A restomod is a classic car rebuilt to keep its original looks while gaining modern mechanical parts underneath. The word is a blend of restoration and modification, and that is exactly what it describes: a car restored in appearance but updated in the way it goes, stops and steers.

It has become one of the busiest corners of the British classic-car trade, and one of the more divisive. To some owners it is the best of both worlds, the character of an old car with the manners of a new one. To others it is the loss of the very originality that makes a classic worth keeping.

A grey Jaguar E-Type fixed-head coupe in side profile, parked in front of a grand brick country house
A Jaguar E-Type fixed-head coupe. Specialists such as Eagle rebuild the E-Type as a restomod, keeping the shape and modernising the rest.

What a restomod is

The idea is to leave the parts you fall in love with and replace the parts that frustrate. A typical restomod keeps the bodyshell and cabin looking close to standard, perhaps subtly improved, while underneath it gains some mix of:

  • a rebuilt or uprated engine, or sometimes a modern replacement, and in a growing number of cases an electric conversion
  • a stronger gearbox, better brakes and revised suspension
  • modern cooling, wiring and sometimes air conditioning
  • discreet safety and comfort improvements

The skill, and the cost, is in doing all of that without spoiling the character of the original. A good one still feels like the car it started as. A clumsy one feels like neither one thing nor the other.

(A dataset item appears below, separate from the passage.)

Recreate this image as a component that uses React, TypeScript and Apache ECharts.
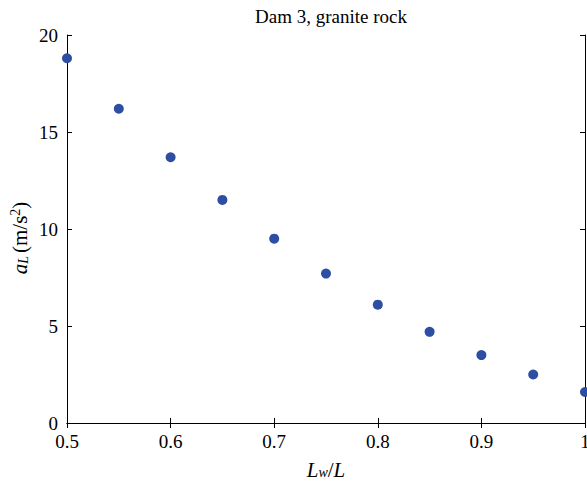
import React, { useEffect, useRef } from "react";
import * as echarts from "echarts";

const xValues = [0.5, 0.55, 0.6, 0.65, 0.7, 0.75, 0.8, 0.85, 0.9, 0.95, 1.0];
const yValues = [18.8, 16.2, 13.7, 11.5, 9.5, 7.7, 6.1, 4.7, 3.5, 2.5, 1.6];
const titleText = "Dam 3, granite rock";

const FONT = "'Liberation Serif', 'DejaVu Serif', serif";

export default function App() {
  const ref = useRef<HTMLDivElement>(null);
  useEffect(() => {
    document.body.style.margin = "0";
    const chart = echarts.init(ref.current!, null, { renderer: "svg" });
    const axisCommon = {
      axisLine: { show: true, lineStyle: { color: "#000", width: 1 } },
      axisTick: { show: true, inside: true, length: 5, lineStyle: { color: "#000" } },
      splitLine: { show: false },
    };
    chart.setOption({
      animation: false,
      backgroundColor: "#fff",
      title: {
        text: titleText,
        left: 326,
        textAlign: "center",
        top: 2,
        textStyle: { fontFamily: FONT, fontSize: 19, fontWeight: "normal", color: "#000" },
      },
      grid: { left: 67, right: 2, top: 35, bottom: 65, containLabel: false, outerBoundsMode: "none" },
      xAxis: [
        {
          type: "value",
          min: 0.5,
          max: 1,
          interval: 0.1,
          ...axisCommon,
          axisLabel: {
            fontFamily: FONT,
            fontSize: 19,
            color: "#000",
            margin: 9,
            formatter: (v: number) => String(+v.toFixed(1)),
          },
          name: "{i|L}{s|w}{n|/}{i|L}",
          nameLocation: "middle",
          nameGap: 36,
          nameMoveOverlap: false,
          nameTextStyle: {
            fontFamily: FONT,
            color: "#000",
            rich: {
              i: { fontFamily: FONT, fontSize: 21, fontStyle: "italic", color: "#000" },
              n: { fontFamily: FONT, fontSize: 21, color: "#000" },
              s: { fontFamily: FONT, fontSize: 14, fontStyle: "italic", color: "#000", padding: [0, 0, -5, 0] },
            },
          },
        },
        {
          type: "value",
          position: "top",
          min: 0.5,
          max: 1,
          interval: 0.1,
          ...axisCommon,
          axisLabel: { show: false },
        },
      ],
      yAxis: [
        {
          type: "value",
          min: 0,
          max: 20,
          interval: 5,
          ...axisCommon,
          axisLabel: { fontFamily: FONT, fontSize: 19, color: "#000", margin: 9 },
          name: "{i|a}{s|L}{n|(m/s}{p|2}{n|)}",
          nameLocation: "middle",
          nameGap: 35,
          nameRotate: 90,
          nameMoveOverlap: false,
          nameTextStyle: {
            fontFamily: FONT,
            color: "#000",
            padding: [0, 18, 0, 0],
            rich: {
              i: { fontFamily: FONT, fontSize: 21, fontStyle: "italic", color: "#000" },
              n: { fontFamily: FONT, fontSize: 21, color: "#000" },
              s: { fontFamily: FONT, fontSize: 14, fontStyle: "italic", color: "#000", padding: [0, 3, -6, 0] },
              p: { fontFamily: FONT, fontSize: 14, color: "#000", padding: [0, 0, 10, 0] },
            },
          },
        },
        {
          type: "value",
          position: "right",
          min: 0,
          max: 20,
          interval: 5,
          ...axisCommon,
          axisLabel: { show: false },
        },
      ],
      series: [
        {
          type: "scatter",
          xAxisIndex: 0,
          yAxisIndex: 0,
          symbol: "circle",
          symbolSize: 10,
          itemStyle: { color: "#2d4ea3", opacity: 1 },
          data: xValues.map((x, i) => [x, yValues[i]]),
        },
      ],
    });
    return () => chart.dispose();
  }, []);
  return <div ref={ref} style={{ width: 587, height: 488 }} />;
}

Restomod versus a faithful restoration

A faithful restoration has the opposite goal. It aims to return the car to the specification it left the factory in, with correct parts, correct finishes and correct details, so that the finished car is as close as possible to how it was when new. The benchmark there is authenticity, and the highest expression of it is a car prepared to concours condition.

A restomod sets authenticity aside on purpose, and is judged on how it drives and how cleanly the modern parts are integrated, not on whether every bolt is period-correct. The two approaches can overlap in quality and craftsmanship, but they are aiming at different things, and it is worth being clear which one a given car is before you buy it.

The British scene

Britain has become a centre for the craft, particularly at the high end:

  • Eagle has spent decades reworking the Jaguar E-Type into a series of beautifully engineered cars that keep the shape but modernise almost everything else, and they set the standard for what the term can mean.
  • The classic Mini supports a whole industry of restomods, from mild upgrades to fully re-engineered cars built to order.
  • The Land Rover Defender and Series have become favourite bases, rebuilt with modern drivetrains for buyers who want the look without the period running gear.

Smaller specialists cover most of the popular British sports cars too, so the choice is no longer limited to a handful of famous names.

The value and originality trade-off

The financial picture splits two ways. A well-known builder’s restomod of a sought-after car can sell for far more than a standard example, because the work is expensive, the cars are scarce, and they can be used hard without the worry that comes with an untouched original.

Against that sits the originality question. It cannot win a class judged on authenticity, its modifications are not always reversible, and for the rarest and most valuable models an original car will usually be worth more than a modified one. The sensible questions to ask are who did the work, how well documented it is, and whether the changes could be undone if a future owner wanted the car back to standard.